Existence of a Single-World Classical Replacement for Quantum Mechanics

Determine whether there exists a single-world classical theory—deterministic or indeterministic—that replaces quantum mechanics by reproducing its predictions, while overcoming the constraints posed by Bell’s theorem and the Kochen–Specker theorem; or establish that such a replacement is impossible.

Background

The paper proposes a classical many-worlds interpretation in which quantum mechanics is reconstructed from coexisting classical worlds with identity-changing evolution and objective self-location probabilities. In discussing whether one could avoid the apparent extravagance of many worlds, the author directly addresses the prospect of a single-world classical alternative to quantum mechanics.

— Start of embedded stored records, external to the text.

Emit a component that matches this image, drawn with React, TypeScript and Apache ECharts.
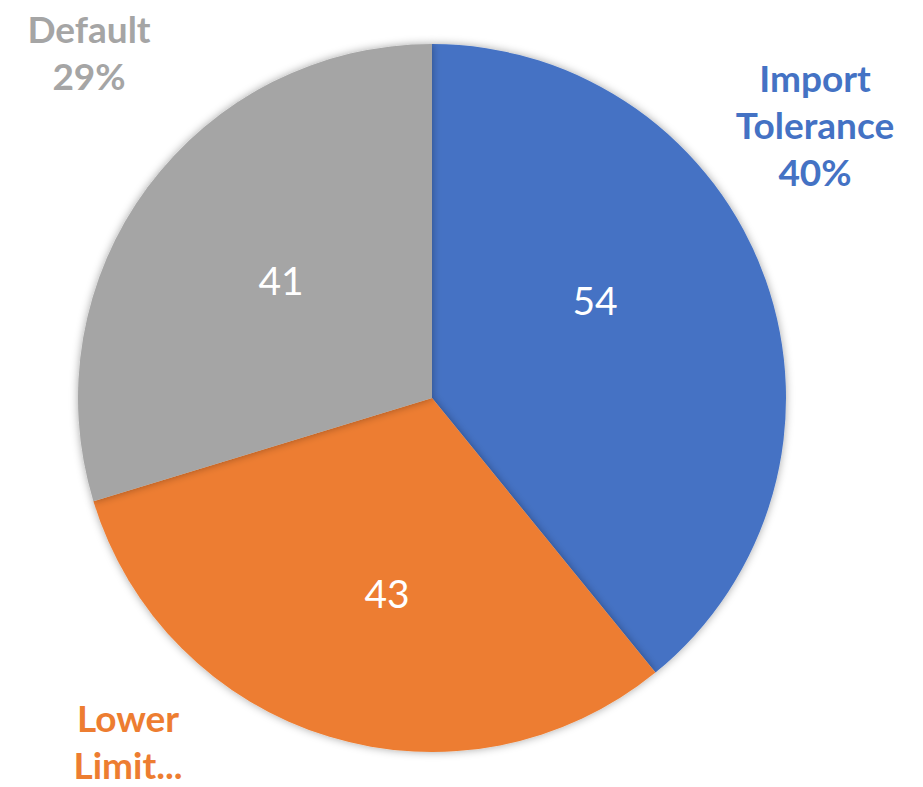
import React, { useEffect, useRef } from "react";
import * as echarts from "echarts";

const categories = ["Import Tolerance", "Lower Limit…", "Default"];
const values = [54, 43, 41];
const outerLabelText = ["Import\nTolerance\n40%", "Lower\nLimit...", "Default\n29%"];
const colors = ["#4472C4", "#ED7D31", "#A5A5A5"];

const outerLabelPos: number[][] = [
  [815, 124],
  [128, 741],
  [89, 52],
];
const innerLabelPos: number[][] = [
  [595, 300],
  [387, 593],
  [281, 280],
];

export default function App() {
  const ref = useRef<HTMLDivElement>(null);
  useEffect(() => {
    if (!ref.current) return;
    const chart = echarts.init(ref.current, null, { renderer: "svg" });
    const data = categories.map((c, i) => ({
      name: c,
      value: values[i],
      itemStyle: { color: colors[i] },
    }));
    chart.setOption({
      animation: false,
      backgroundColor: "#ffffff",
      series: [
        {
          type: "pie",
          center: [432, 398],
          radius: 354,
          startAngle: 90,
          clockwise: true,
          data,
          itemStyle: {
            shadowBlur: 8,
            shadowColor: "rgba(0,0,0,0.35)",
          },
          label: {
            show: true,
            position: "inside",
            formatter: "{c}",
            color: "#ffffff",
            fontFamily: "Lato",
            fontSize: 39,
            overflow: "none",
          },
          labelLine: { show: false },
          labelLayout: (p: any) => ({
            x: innerLabelPos[p.dataIndex][0],
            y: innerLabelPos[p.dataIndex][1],
            align: "center",
            verticalAlign: "middle",
          }),
          emphasis: { disabled: true },
        },
        {
          type: "pie",
          center: [432, 398],
          radius: 354,
          startAngle: 90,
          clockwise: true,
          silent: true,
          data: categories.map((c, i) => ({
            name: c,
            value: values[i],
            itemStyle: { color: "rgba(0,0,0,0)" },
            label: { color: colors[i] },
          })),
          label: {
            show: true,
            position: "outside",
            formatter: (p: any) => outerLabelText[p.dataIndex],
            fontFamily: "Lato",
            fontWeight: "bold",
            fontSize: 37,
            lineHeight: 47,
            align: "center",
            overflow: "none",
            width: 300,
          },
          labelLine: { show: false },
          labelLayout: (p: any) => ({
            x: outerLabelPos[p.dataIndex][0],
            y: outerLabelPos[p.dataIndex][1],
            align: "center",
            verticalAlign: "middle",
          }),
          emphasis: { disabled: true },
        },
      ],
    });
    return () => chart.dispose();
  }, []);
  return (
    <div
      ref={ref}
      style={{ position: "fixed", left: 0, top: 0, width: 923, height: 787 }}
    />
  );
}
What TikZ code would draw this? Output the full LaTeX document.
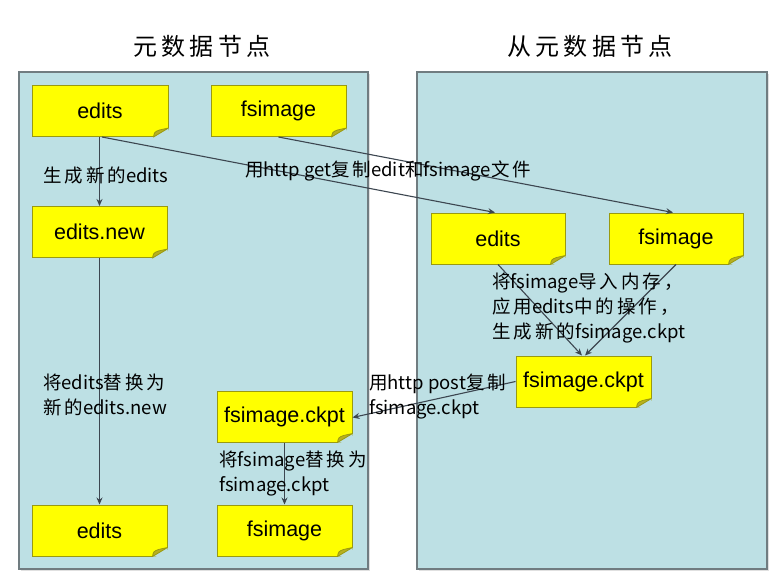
\documentclass[tikz,border=0pt]{standalone}
\usepackage{fontspec}
\setmainfont{Liberation Sans}
\newfontfamily\cjk{Noto Sans CJK SC}
\newfontfamily\cjks[LetterSpace=16]{Noto Sans CJK SC}
\newfontfamily\cjktitle[LetterSpace=17]{Noto Sans CJK SC}
\usetikzlibrary{arrows.meta}
\definecolor{panelfill}{HTML}{BDE0E4}
\definecolor{panelline}{HTML}{707C80}
\definecolor{noteyellow}{HTML}{FFFF00}
\definecolor{noteline}{HTML}{9A9A10}
\definecolor{notefold}{HTML}{B8B020}
\definecolor{wire}{HTML}{3C4650}
\newcommand\cs[1]{{\cjks #1}}
\newcommand\notefoldat[1]{%
  \fill[panelfill] ([xshift=-15pt]#1.south east) -- ([xshift=1pt,yshift=-1pt]#1.south east) -- ([yshift=9pt]#1.south east) -- cycle;
  \filldraw[fill=notefold, draw=noteline, line width=0.8pt, line join=round]
    ([xshift=-15pt]#1.south east) .. controls ([xshift=-14pt,yshift=5pt]#1.south east) .. ([xshift=-9pt,yshift=7pt]#1.south east)
    -- ([yshift=9pt]#1.south east) -- cycle;}
\begin{document}
\begin{tikzpicture}[x=1pt,y=-1pt,
  panel/.style={draw=panelline, fill=panelfill, line width=1.2pt},
  note/.style={draw=noteline, fill=noteyellow, line width=1pt, minimum width=135pt, minimum height=51pt, inner sep=0pt, font=\fontsize{21.5}{24}\selectfont},
  wirearrow/.style={draw=wire, line width=1.1pt, -{Stealth[length=7pt,width=6pt]}},
  lbl/.style={anchor=west, align=left, inner sep=0pt, font=\cjk\fontsize{18.5}{25}\selectfont},
  ttl/.style={inner sep=0pt, font=\cjktitle\fontsize{24}{28}\selectfont}]
\useasboundingbox (0,0) rectangle (779,578);
\fill[white] (0,0) rectangle (779,578);
% panels
\fill[black!12] (21,74) rectangle (370,571);
\fill[black!12] (419,74) rectangle (769,571);
\path[panel] (19,72) rectangle (368,569);
\path[panel] (417,72) rectangle (767,569);
% titles
\node[ttl] (t1) at (202,46) {元数据节点};
\node[ttl] (t2) at (590,46) {从元数据节点};
% notes
\node[note, minimum width=136pt] (e1) at (100,111) {edits};
\node[note] (f1) at (278.5,111) {fsimage};
\node[note] (en) at (99.5,232) {edits.new};
\node[note] (e2) at (99.5,530.5) {edits};
\node[note] (ck1) at (284.5,416.5) {fsimage.ckpt};
\node[note] (f2) at (284.5,530.5) {fsimage};
\node[note, minimum width=134pt] (e3) at (498,238.5) {edits};
\node[note, minimum width=134pt] (f3) at (676,238.5) {fsimage};
\node[note] (ck3) at (583.5,381.5) {fsimage.ckpt};
\foreach \n in {e1,f1,en,e2,ck1,f2,e3,f3,ck3} {\notefoldat{\n}}
% connectors
\draw[wirearrow] (en.north |- e1.south) -- (en.north);
\draw[wirearrow] (en.south) -- (e2.north);
\draw[wirearrow] ([xshift=2pt]e1.south) -- ([xshift=-3pt]e3.north);
\draw[wirearrow] (f1.south) -- ([xshift=-3pt]f3.north);
\draw[wirearrow] (e3.south) -- ([xshift=-1.5pt]ck3.north);
\draw[wirearrow] (f3.south) -- ([xshift=1.5pt]ck3.north);
\draw[wirearrow] (ck3.west) -- ([yshift=-1pt]ck1.east);
\draw[wirearrow] (ck1.south) -- (f2.north);
% labels
\node[lbl] (l1) at (43,175) {\cs{生成新的}edits};
\node[lbl] (l2) at (245,171) {\cs{用}http get\cs{复制}edit\cs{和}fsimage\cs{文件}};
\node[lbl] (l3) at (43,395) {\cs{将}edits\cs{替换为}\\\cs{新的}edits.new};
\node[lbl] (l4) at (219,474) {\cs{将}fsimage\cs{替换为}\\fsimage.ckpt};
\node[lbl] (l5) at (492,308) {\cs{将}fsimage\cs{导入内存，}\\\cs{应用}edits\cs{中的操作，}\\\cs{生成新的}fsimage.ckpt};
\node[lbl] (l6) at (369,397) {\cs{用}http post\cs{复制}\\fsimage.ckpt};
\end{tikzpicture}
\end{document}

The author explicitly states that no such method is currently known and highlights fundamental barriers imposed by Bell’s and Kochen–Specker theorems. Settling the existence or impossibility of a single-world classical replacement would clarify whether many-worlds or other nonclassical features are necessary to account for quantum phenomena.

References

There is no known way to replace quantum mechanics by a single-world classical theory (as, for example, in Step 2.1), being it deterministic or not. Any attempt to do so has to overcome very strong restrictions following from Bell’s theorem (Bell, 1964, 2004) and the Kochen-Specker theorem (Kochen and Specker, 1967; Conway and Kochen, 2006). There are still attempts to avoid these restrictions, but I will not discuss them here.

Classical Many-Worlds Interpretation  (2407.16774 - Stoica, 2024) in Section 5: Can’t we simply cut off the branches?